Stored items
"""

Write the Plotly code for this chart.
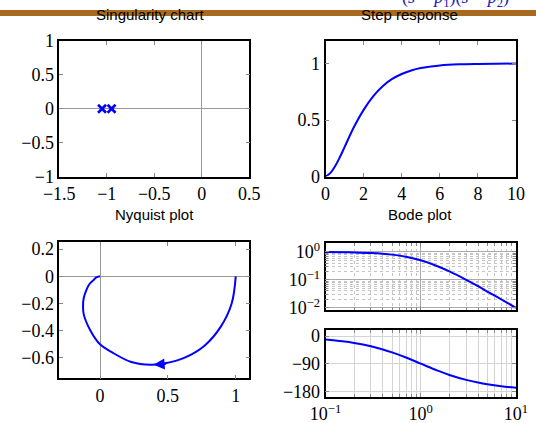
import plotly.graph_objects as go

# Pole locations of the second-order system
pole_re = [-1.05, -0.95]
pole_im = [0.0, 0.0]

# Step response samples
step_t = [0, 0.25, 0.5, 0.75, 1, 1.5, 2, 2.5, 3, 3.5, 4, 4.5, 5, 5.5, 6, 7, 8, 9, 10]
step_y = [0.0, 0.03, 0.09, 0.17, 0.26, 0.44, 0.59, 0.71, 0.80, 0.864, 0.908,
          0.939, 0.960, 0.973, 0.983, 0.993, 0.997, 0.999, 1.0]

# Nyquist curve (real / imaginary parts)
nyq_re = [1.00, 0.97, 0.89, 0.77, 0.62, 0.48, 0.375, 0.23, 0.09, 0.00,
          -0.07, -0.12, -0.125, -0.12, -0.10, -0.08, -0.05, -0.03, -0.01, 0.00]
nyq_im = [0.00, -0.20, -0.37, -0.51, -0.60, -0.64, -0.65, -0.63, -0.56, -0.50,
          -0.40, -0.28, -0.22, -0.16, -0.10, -0.06, -0.03, -0.01, -0.002, 0.00]

# Bode data
bode_w = [0.1, 0.15, 0.2, 0.3, 0.4, 0.5, 0.7, 1, 1.5, 2, 3, 4, 5, 7, 10]
bode_mag = [0.990, 0.978, 0.962, 0.917, 0.862, 0.80, 0.671, 0.50, 0.308,
            0.20, 0.10, 0.059, 0.038, 0.020, 0.0099]
bode_phase = [-11.4, -17.1, -22.6, -33.4, -43.6, -53.1, -69.9, -90.0, -112.6,
              -126.9, -143.1, -151.9, -157.4, -163.7, -168.6]

# Tick labels
sing_x_ticks = [-1.5, -1, -0.5, 0, 0.5]
sing_y_ticks = [-1, -0.5, 0, 0.5, 1]
step_x_ticks = [0, 2, 4, 6, 8, 10]
step_y_ticks = [0, 0.5, 1]
nyq_x_ticks = [0, 0.5, 1]
nyq_y_ticks = [-0.6, -0.4, -0.2, 0, 0.2]
mag_ticks = [1, 0.1, 0.01]
mag_ticktext = ["10<sup>0</sup>", "10<sup>−1</sup>", "10<sup>−2</sup>"]
freq_ticks = [0.1, 1, 10]
freq_ticktext = ["10<sup>−1</sup>", "10<sup>0</sup>", "10<sup>1</sup>"]
phase_ticks = [-180, -90, 0]

BLUE = "#0000FF"
W, H = 536, 423

minor_dec = [m * 10 ** e for e in (-3, -2, -1, 0, 1) for m in range(2, 10)]

fig = go.Figure()

fig.add_trace(go.Scatter(x=pole_re, y=pole_im, mode="markers",
                         marker=dict(symbol="x-thin-open", size=8, color=BLUE,
                                     line=dict(color=BLUE, width=2.6)),
                         xaxis="x", yaxis="y"))
fig.add_trace(go.Scatter(x=step_t, y=step_y, mode="lines", line_shape="spline",
                         line=dict(color=BLUE, width=2), xaxis="x2", yaxis="y2"))
fig.add_trace(go.Scatter(x=nyq_re, y=nyq_im, mode="lines", line_shape="spline",
                         line=dict(color=BLUE, width=2), xaxis="x3", yaxis="y3"))
fig.add_trace(go.Scatter(x=bode_w, y=bode_mag, mode="lines", line_shape="spline",
                         line=dict(color=BLUE, width=2), xaxis="x4", yaxis="y4"))
fig.add_trace(go.Scatter(x=bode_w, y=bode_phase, mode="lines", line_shape="spline",
                         line=dict(color=BLUE, width=2), xaxis="x5", yaxis="y5"))

tick_font = dict(family="Liberation Serif", size=18, color="black")
frame = dict(showline=True, linecolor="black", linewidth=1.6, mirror="ticks",
             ticks="inside", ticklen=4, tickcolor="#888888", tickwidth=1,
             tickfont=tick_font, showgrid=False, zeroline=False,
             automargin=False)


def px_x(a, b):
    return [a / W, b / W]


def px_y(top, bottom):
    return [1 - bottom / H, 1 - top / H]


layout = dict(
    width=W, height=H, margin=dict(l=0, r=0, t=0, b=0),
    paper_bgcolor="white", plot_bgcolor="white", showlegend=False,
    xaxis=dict(frame, domain=px_x(59.3, 249.3), range=[-1.5, 0.5],
               tickvals=sing_x_ticks, zeroline=True, zerolinecolor="#999999",
               zerolinewidth=1.2, anchor="y"),
    yaxis=dict(frame, domain=px_y(41, 176.5), range=[-1, 1],
               tickvals=sing_y_ticks, zeroline=True, zerolinecolor="#999999",
               zerolinewidth=1.2, anchor="x"),
    xaxis2=dict(frame, domain=px_x(325.5, 516), range=[0, 10],
                tickvals=step_x_ticks, anchor="y2"),
    yaxis2=dict(frame, domain=px_y(41, 176.5), range=[0, 1.2],
                tickvals=step_y_ticks, anchor="x2"),
    xaxis3=dict(frame, domain=px_x(59.3, 249.3), range=[-0.3, 1.1],
                tickvals=nyq_x_ticks, zeroline=True, zerolinecolor="#999999",
                zerolinewidth=1.2, anchor="y3"),
    yaxis3=dict(frame, domain=px_y(242.3, 378.3), range=[-0.75, 0.25],
                tickvals=nyq_y_ticks, zeroline=True, zerolinecolor="#999999",
                zerolinewidth=1.2, anchor="x3"),
    xaxis4=dict(frame, domain=px_x(325.5, 516), type="log", range=[-1, 1],
                tickvals=freq_ticks, showticklabels=False, anchor="y4",
                showgrid=True, gridcolor="#AAAAAA", gridwidth=1,
                minor=dict(tickvals=minor_dec, ticks="inside", ticklen=3,
                           tickcolor="#888888", showgrid=True,
                           gridcolor="#C4C4C4", griddash="dot", gridwidth=1)),
    yaxis4=dict(frame, domain=px_y(242.7, 310), type="log",
                range=[-2.08, 0.33], tickvals=mag_ticks, ticktext=mag_ticktext,
                anchor="x4", showgrid=True, gridcolor="#AAAAAA", gridwidth=1,
                minor=dict(tickvals=minor_dec, ticks="inside", ticklen=3,
                           tickcolor="#888888", showgrid=True,
                           gridcolor="#C4C4C4", griddash="dot", gridwidth=1)),
    xaxis5=dict(frame, domain=px_x(325.5, 516), type="log", range=[-1, 1],
                tickvals=freq_ticks, ticktext=freq_ticktext, anchor="y5",
                showgrid=True, gridcolor="#D4D4D4", gridwidth=1,
                minor=dict(tickvals=minor_dec, ticks="inside", ticklen=3,
                           tickcolor="#888888", showgrid=True,
                           gridcolor="#D4D4D4", gridwidth=1)),
    yaxis5=dict(frame, domain=px_y(330, 396.7), range=[-198, 20],
                tickvals=phase_ticks, anchor="x5", showgrid=True,
                gridcolor="#D4D4D4", gridwidth=1),
)
fig.update_layout(**layout)

# Slide header bar
fig.add_shape(type="rect", xref="paper", yref="paper", x0=0, x1=1,
              y0=1 - 16 / H, y1=1 - 10 / H, fillcolor="#A86A1E",
              line=dict(width=0), layer="below")

title_font = dict(family="Liberation Sans", size=15, color="black")
titles = [("Singularity chart", 150, 14), ("Step response", 409, 14),
          ("Nyquist plot", 154, 215), ("Bode plot", 420, 215)]
for text, cx, cy in titles:
    fig.add_annotation(text=text, xref="paper", yref="paper", x=cx / W,
                       y=1 - cy / H, xanchor="center", yanchor="middle",
                       showarrow=False, font=title_font)

# Header formula, cut by the top edge of the slide
fig.add_annotation(text="(<i>s</i> − <i>p</i><sub>1</sub>)(<i>s</i> − <i>p</i><sub>2</sub>)",
                   xref="paper", yref="paper", x=400 / W, y=1 - 12 / H,
                   xanchor="left", yanchor="bottom", showarrow=False,
                   font=dict(family="Liberation Serif", size=18, color="#2020C0"))

# Direction arrow on the Nyquist curve
fig.add_annotation(x=nyq_re[6] + 0.02, y=nyq_im[6], xref="x3", yref="y3",
                   ax=14, ay=-1, text="", showarrow=True, arrowhead=2,
                   arrowsize=1.1, arrowwidth=2, arrowcolor=BLUE, standoff=0)

fig.write_html("out.html")
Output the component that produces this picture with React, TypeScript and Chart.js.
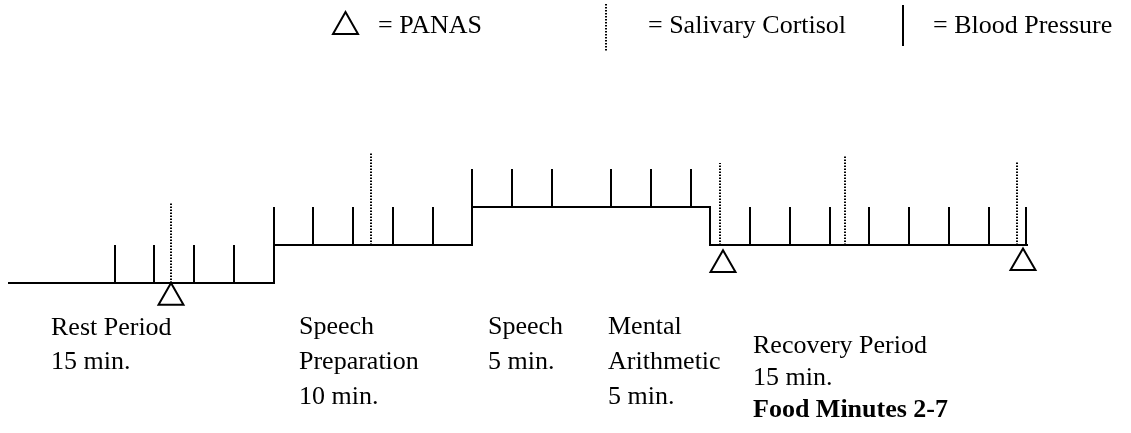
import React, { useEffect, useRef } from "react";
import { Chart, registerables } from "chart.js";

Chart.register(...registerables);

// ---- Data (schematic timeline units on x, step levels on y) ----
const stepX = [8, 274, 472, 710, 1028]; // phase boundaries
const stepLevels = [0, 1, 2, 1]; // level of each phase segment
const bloodPressureX = [
  115, 154, 194, 234,
  274, 313, 353, 393, 433,
  472, 512, 552, 611, 651, 691,
  750, 790, 830, 869, 909, 949, 989, 1026,
];
const cortisolX = [171, 371, 720, 845, 1017];
const cortisolTop = [2.13, 3.42, 3.16, 3.34, 3.21];
const panasX = [171, 723, 1023];
const panasY = [-0.38, 0.48, 0.53];

const phaseLabels: string[][] = [
  ["Rest Period", "15 min."],
  ["Speech", "Preparation", "10 min."],
  ["Speech", "5 min."],
  ["Mental", "Arithmetic", "5 min."],
  ["Recovery Period", "15 min."],
];
const foodNote = "Food Minutes 2-7";
const legendLabels = ["= PANAS", "= Salivary Cortisol", "= Blood Pressure"];

// ---- Layout ----
const W = 1131;
const H = 433;
const BASE_PX = 283;
const LEVEL_PX = 38;
const labelLayout = [
  { x: 51, y: 335, dy: 34 },
  { x: 299, y: 334, dy: 35 },
  { x: 488, y: 334, dy: 35 },
  { x: 608, y: 334, dy: 35 },
  { x: 753, y: 353, dy: 32 },
];
const FONT = '"Liberation Serif", "Times New Roman", serif';

function levelAt(x: number): number {
  let lvl = stepLevels[0];
  for (let i = 0; i < stepLevels.length; i++) {
    if (stepX[i] <= x) lvl = stepLevels[i];
  }
  return lvl;
}

export default function App() {
  const ref = useRef<HTMLCanvasElement | null>(null);

  useEffect(() => {
    if (!ref.current) return;

    const stepPts: { x: number; y: number | null }[] = [];
    for (let i = 0; i < stepLevels.length; i++) {
      stepPts.push({ x: stepX[i], y: stepLevels[i] });
      stepPts.push({ x: stepX[i + 1], y: stepLevels[i] });
    }

    const bpPts: { x: number; y: number | null }[] = [];
    bloodPressureX.forEach((x) => {
      const l = levelAt(x);
      bpPts.push({ x, y: l }, { x, y: l + 1 }, { x, y: null });
    });

    const cortPts: { x: number; y: number | null }[] = [];
    cortisolX.forEach((x, i) => {
      cortPts.push({ x, y: levelAt(x) }, { x, y: cortisolTop[i] }, { x, y: null });
    });

    const panasPts = panasX.map((x, i) => ({ x, y: panasY[i] }));

    const textPlugin = {
      id: "texts",
      afterDraw(chart: any) {
        const ctx = chart.ctx as CanvasRenderingContext2D;
        ctx.save();
        ctx.fillStyle = "#000";
        ctx.textBaseline = "alphabetic";
        ctx.textAlign = "left";
        ctx.font = `26px ${FONT}`;
        phaseLabels.forEach((lines, i) => {
          const L = labelLayout[i];
          lines.forEach((t, j) => ctx.fillText(t, L.x, L.y + j * L.dy));
        });
        const last = labelLayout[4];
        ctx.font = `bold 26px ${FONT}`;
        ctx.fillText(foodNote, last.x, last.y + phaseLabels[4].length * last.dy);

        // legend
        ctx.font = `26px ${FONT}`;
        ctx.fillText(legendLabels[0], 378, 33);
        ctx.fillText(legendLabels[1], 648, 33);
        ctx.fillText(legendLabels[2], 933, 33);
        ctx.strokeStyle = "#000";
        ctx.lineWidth = 2;
        // triangle
        ctx.beginPath();
        ctx.moveTo(345.5, 12);
        ctx.lineTo(358, 34);
        ctx.lineTo(333, 34);
        ctx.closePath();
        ctx.stroke();
        // dotted
        ctx.setLineDash([1.5, 1.5]);
        ctx.beginPath();
        ctx.moveTo(606, 4);
        ctx.lineTo(606, 52);
        ctx.stroke();
        ctx.setLineDash([]);
        ctx.beginPath();
        ctx.moveTo(903, 5);
        ctx.lineTo(903, 46);
        ctx.stroke();
        ctx.restore();
      },
    };

    const chart = new Chart(ref.current, {
      type: "line",
      data: {
        datasets: [
          {
            label: "Stress protocol",
            data: stepPts,
            borderColor: "#000",
            borderWidth: 2,
            pointRadius: 0,
            tension: 0,
          },
          {
            label: "Blood Pressure",
            data: bpPts,
            borderColor: "#000",
            borderWidth: 2,
            pointRadius: 0,
            spanGaps: false,
          },
          {
            label: "Salivary Cortisol",
            data: cortPts,
            borderColor: "#000",
            borderWidth: 2,
            borderDash: [1.5, 1.5],
            pointRadius: 0,
            spanGaps: false,
          },
          {
            label: "PANAS",
            data: panasPts,
            showLine: false,
            pointStyle: "triangle",
            pointRadius: 14.4,
            pointBorderWidth: 2,
            pointBorderColor: "#000",
            pointBackgroundColor: "rgba(255,255,255,1)",
          },
        ] as any,
      },
      options: {
        animation: false,
        responsive: false,
        maintainAspectRatio: false,
        layout: { padding: 0, autoPadding: false },
        events: [],
        plugins: {
          legend: { display: false },
          tooltip: { enabled: false },
          title: { display: false },
        },
        scales: {
          x: { type: "linear", min: 0, max: W, display: false },
          y: {
            type: "linear",
            min: -(H - BASE_PX) / LEVEL_PX,
            max: BASE_PX / LEVEL_PX,
            display: false,
          },
        },
      },
      plugins: [textPlugin],
    });

    return () => chart.destroy();
  }, []);

  return (
    <div style={{ position: "absolute", left: 0, top: 0, width: W, height: H, background: "#fff" }}>
      <canvas ref={ref} width={W} height={H} style={{ width: W, height: H, display: "block" }} />
    </div>
  );
}
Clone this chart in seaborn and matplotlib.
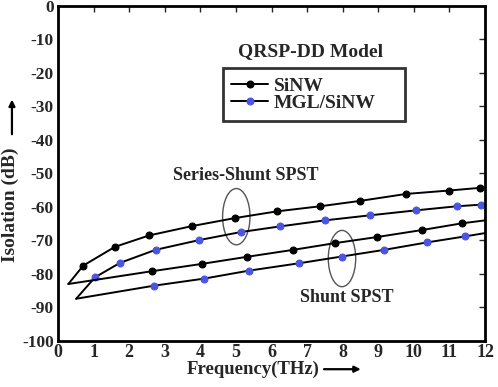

"""

Goal: Write out, word for word, the lines from the start of the data through the one holding "pole_im = [0.0, 0.0]". Omit pictures.

The solution:
Write the Plotly code for this chart.
import plotly.graph_objects as go

# Pole locations of the second-order system
pole_re = [-1.05, -0.95]
pole_im = [0.0, 0.0]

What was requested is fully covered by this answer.